Pay in care – and the community and voluntary sector – has featured in the news a lot over the past year, with accusations over travel time, sleeping-in pay and the minimum wage.
Not surprisingly, it was also an issue that loom large on the agenda at UNISON’s community service group conference in Southport this weekend.
The weather may have meant reduced conference with many delegates – including president Margaret McKee, the whole of the Northern Ireland delegation, all but one Scottish delegate, and many others – unable to travel to the venue.
But that did not lessen the value or passion of the debates – especially on the many motions dealing with pay and related subjects, including funding.
Delegates called for work across the union, including liaising with UNISON’s local government and health structures, to campaign for proper funding for social care, whether directly provided or commissioned from community and voluntary organisation, so that staff can be properly paid and vulnerable people properly cared for.
Conference also called for sector-wide collective bargaining, decent housing for housing association and voluntary sector staff, an end to the pay cap and for the union-wide Pay Up Now! campaign to specifically include, and appeal to, workers across the community, voluntary and housing sectors.
In particular the debate on the hot topic of proper pay for workers’ required to sleep-in when providing care for the vulnerable got members up to the rostrum.

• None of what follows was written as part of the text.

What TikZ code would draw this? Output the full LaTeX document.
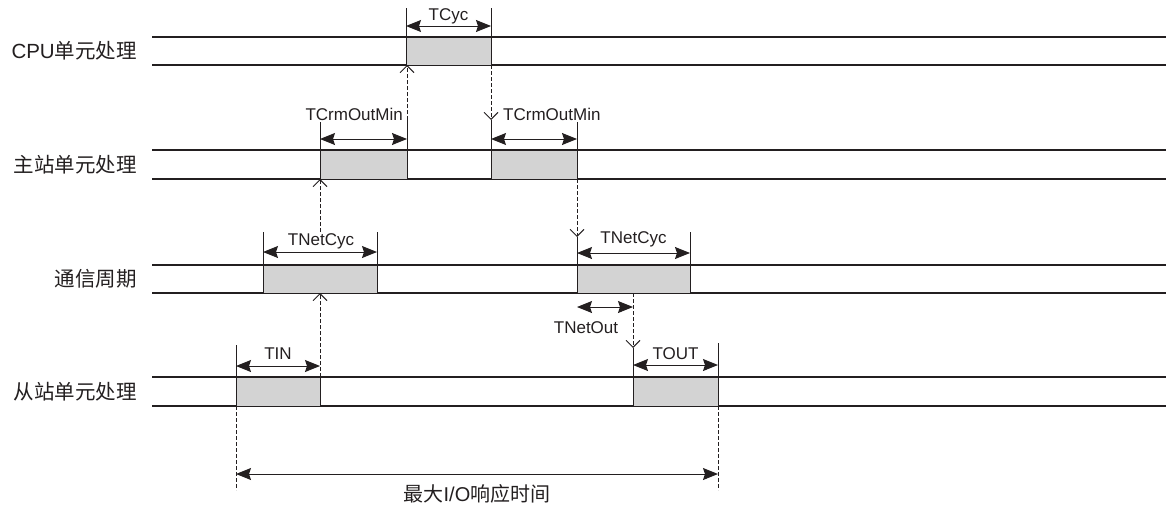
\documentclass[tikz,border=0pt]{standalone}
\usepackage{fontspec}
\setmainfont{Liberation Sans}
\newfontfamily\cjk{Noto Sans CJK SC}
\usetikzlibrary{arrows.meta,calc}
\definecolor{boxgray}{RGB}{211,211,211}
\definecolor{ink}{RGB}{35,31,32}
\begin{document}
\begin{tikzpicture}[x=1pt,y=-1pt,
  rowline/.style={line width=1.1pt, draw=ink},
  procbox/.style={draw=ink, line width=1pt, fill=boxgray, inner sep=0pt, outer sep=0pt, anchor=north west},
  tick/.style={draw=ink, line width=0.9pt},
  dim/.style={draw=ink, line width=1pt, {Stealth[length=15pt,width=12pt,inset=2pt]}-{Stealth[length=15pt,width=12pt,inset=2pt]}},
  sig/.style={draw=ink, line width=0.9pt, dash pattern=on 4pt off 2pt, -{Straight Barb[length=7pt,width=14pt]}},
  guide/.style={draw=ink, line width=0.9pt, dash pattern=on 4pt off 2pt},
  tlabel/.style={font=\fontsize{17}{20}\selectfont, text=ink, inner sep=0pt},
  rlabel/.style={font=\fontsize{20.5}{24}\selectfont, text=ink, anchor=east, inner sep=0pt},
]
\useasboundingbox (0,0) rectangle (1166,506);

% row lines
\foreach \t/\b in {37/65, 150/179, 265/293, 377/406}{
  \draw[rowline] (152,\t) -- (1166,\t);
  \draw[rowline] (152,\b) -- (1166,\b);
}

% row labels
\node[rlabel] (rCPU) at (137,51) {CPU{\cjk 单元处理}};
\node[rlabel] (rMain) at (137,164.5) {\cjk 主站单元处理};
\node[rlabel] (rComm) at (137,279) {\cjk 通信周期};
\node[rlabel] (rSlave) at (137,391.5) {\cjk 从站单元处理};

% process boxes
\node[procbox, minimum width=85pt, minimum height=28pt] (cpu) at (406,37) {};
\node[procbox, minimum width=87pt, minimum height=29pt] (m1) at (320,150) {};
\node[procbox, minimum width=86pt, minimum height=29pt] (m2) at (491,150) {};
\node[procbox, minimum width=114pt, minimum height=28pt] (c1) at (263,265) {};
\node[procbox, minimum width=113pt, minimum height=28pt] (c2) at (577,265) {};
\node[procbox, minimum width=84pt, minimum height=29pt] (s1) at (236,377) {};
\node[procbox, minimum width=85pt, minimum height=29pt] (s2) at (633,377) {};

% TCyc
\draw[tick] (cpu.north west) -- ++(0,-29);
\draw[tick] (cpu.north east) -- ++(0,-29);
\draw[dim] ($(cpu.north west)+(0,-11)$) -- ($(cpu.north east)+(0,-11)$);
\node[tlabel] (lTCyc) at ($(cpu.north)+(0,-21)$) {TCyc};

% TCrmOutMin (left)
\draw[tick] (m1.north west) -- ++(0,-28);
\draw[tick] (m1.north east) -- ++(0,-30) coordinate (m1up);
\draw[dim] ($(m1.north west)+(0,-11)$) -- ($(m1.north east)+(0,-11)$);
\node[tlabel, anchor=east] (lTC1) at ($(m1.north east)+(-4,-36)$) {TCrmOutMin};
\draw[sig] (m1up) -- (m1up |- cpu.south);

% TCrmOutMin (right)
\draw[tick] (m2.north west) -- ++(0,-30) coordinate (m2up);
\draw[tick] (m2.north east) -- ++(0,-28);
\draw[dim] ($(m2.north west)+(0,-11)$) -- ($(m2.north east)+(0,-11)$);
\node[tlabel, anchor=west] (lTC2) at ($(m2.north west)+(12,-36)$) {TCrmOutMin};
\draw[sig] (cpu.south east) -- (m2up);

% TNetCyc (left)
\draw[tick] (c1.north west) -- ++(0,-33);
\draw[tick] (c1.north east) -- ++(0,-33);
\draw[dim] ($(c1.north west)+(0,-13)$) -- ($(c1.north east)+(0,-13)$);
\node[tlabel] (lNC1) at ($(c1.north)+(1,-24)$) {TNetCyc};
\draw[sig] ($(m1.south west |- c1.north)+(0,-33)$) -- (m1.south west);
\draw[sig] (s1.north east) -- (s1.north east |- c1.south);

% TNetCyc (right)
\draw[tick] (c2.north west) -- ++(0,-28) coordinate (c2up);
\draw[tick] (c2.north east) -- ++(0,-33);
\draw[dim] ($(c2.north west)+(0,-12)$) -- ($(c2.north east)+(0,-12)$);
\node[tlabel] (lNC2) at ($(c2.north)+(0,-26)$) {TNetCyc};
\draw[sig] (m2.south east) -- (c2up);

% TNetOut
\coordinate (noL) at ($(c2.south west)+(0,14)$);
\draw[dim] (noL) -- (noL -| s2.north west);
\node[tlabel] (lNO) at ($(c2.south west)+(9,35)$) {TNetOut};

% TIN
\draw[tick] (s1.north west) -- ++(0,-32);
\draw[dim] ($(s1.north west)+(0,-11)$) -- ($(s1.north east)+(0,-11)$);
\node[tlabel] (lTIN) at ($(s1.north)+(0,-23)$) {TIN};

% TOUT
\draw[tick] (s2.north west) -- ++(0,-29) coordinate (s2up);
\draw[tick] (s2.north east) -- ++(0,-34);
\draw[dim] ($(s2.north west)+(0,-12)$) -- ($(s2.north east)+(0,-12)$);
\node[tlabel] (lTOUT) at ($(s2.north)+(0,-23)$) {TOUT};
\draw[sig] (s2.north west |- c2.south) -- (s2up);

% maximum I/O response time
\draw[guide] (s1.south west) -- ++(0,84) coordinate (bL);
\draw[guide] (s2.south east) -- ++(0,84) coordinate (bR);
\draw[dim] ($(s1.south west)+(0,68)$) -- ($(s2.south east)+(0,68)$);
\node[tlabel, font=\fontsize{20}{24}\selectfont] (lMax) at ($(s1.south west)!0.5!(s2.south east)+(0,88)$) {{\cjk 最大}I/O{\cjk 响应时间}};
\end{tikzpicture}
\end{document}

Owen Adams from Barnsley told conference he’d been doing sleep-ins for 15 years, and being paid just £3.80 an hour for 15 years.
But, he asked conference, “when you go on holiday, do you pay less for the hours you’re asleep.”
A recent court said employers paying less than the minimum wage rates for sleep-ins were breaking the law.
But charities providing care services are resisting having to pay the bills for unlawful underpayment, saying it will drive them under, and the government is lending a sympathetic ear, giving them longer deadlines to settle.
Winning the payments care workers are owed “is going to be a long and difficult campaign,” Kevin Jackson said for the service group executive. But “it is a fight we must win; it is a fight we will win.”
At the same time, he said, “we need to ensure that a future Labour government funds councils. so our charities don’t go out of business.”